If not, perhaps this will help: here are several methods to break the stick into the three random length pieces:

- I select, independently, and at random, two points from the points that range uniformly along the stick, then break the stick at these two points.
- I select one point, independently, and at random (again uniformly), and break the stick at this point. I then randomly (with even chances) select one of the two sticks and randomly select a point (again uniformly) along that stick, and break it at that point.
- I select one point, independently, and at random (again uniformly), and break the stick at this point. I then select the
**larger** stick, and randomly select a point (again uniformly) along that stick, and break it at that point.

If this clarifies the problem, please show how this affects your work.

(In reply to

re(5): help me! correction by Penny)

I think the reason why Charlie brought up Newton and Leibnitz was because he invoked Calculus in his solution.

Charlie did not (as your previous comment title implies) use a computer program in his solution. Charlie only used the computer to verify his solution to a more complicated aspect of the problem.

An aspect of Chalie's solution is that your approximation to the answer is unnecessary, and almost requires a computer to solve it....

I noticed that you first approximated the solution with a 10 meter stick and fixed the points along 1 meter intervals. And you came up with an answer of 29%. Then, I suppose after looking at others' answers, you decided (and accurately so), that if you approximate with higher gradation you will get closer to the actual answer.
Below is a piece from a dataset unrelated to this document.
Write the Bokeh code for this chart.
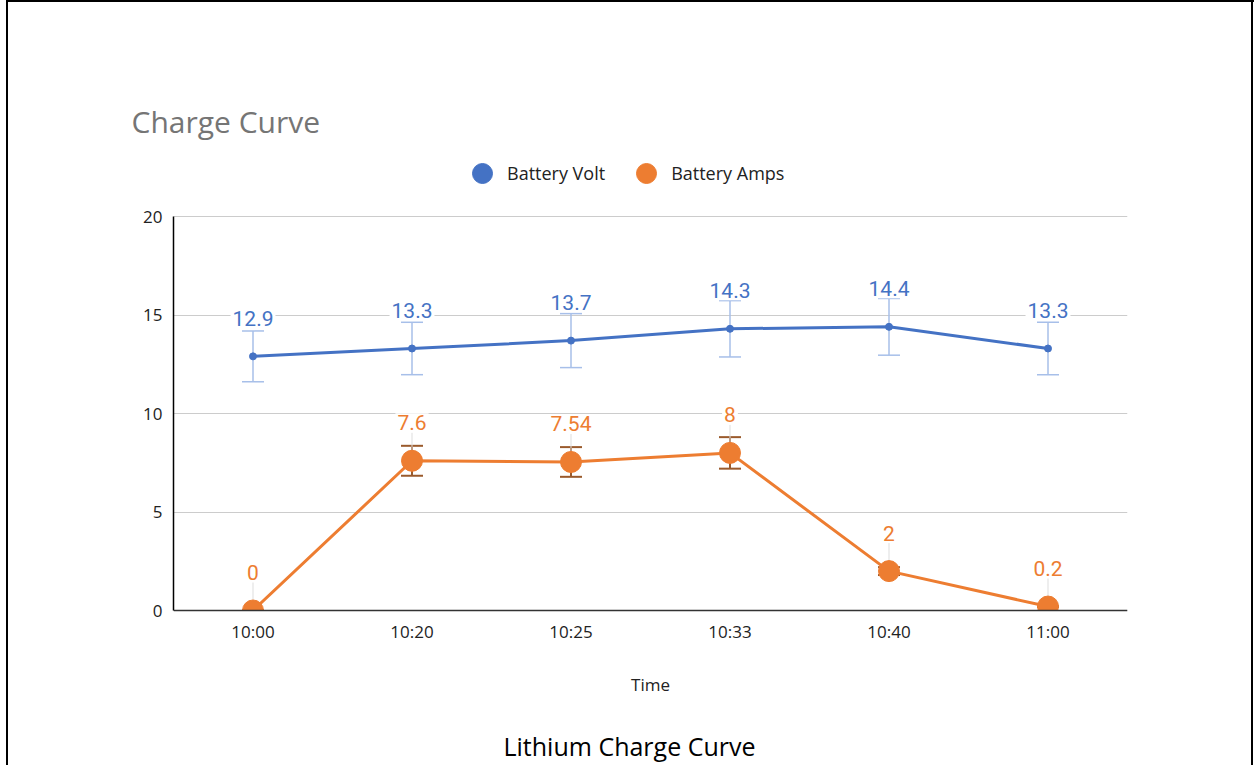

So you updated your post to make it 10000 meters long.

Unfortunately, it ends up being a very long "by-hand" calculation... and you wrote:

*" ...and (1/9999)*[(3/9999) + (5/9998) + (7/9997) + (9/9996) + ... + (5001/5001)] does appear to be approximately 1/4."*

When as Charlie pointed out,

*"I don't know which case you were addressing in your original post, but your series does not approximate 1/4. It is about 0.3863, as mentioned, which is close to the actual answer found by calculus (not computer..."*

The point of all of this, of course, is that it is possible to get an arbitrarily precise numerical answer without resorting to approximating a smooth probability function.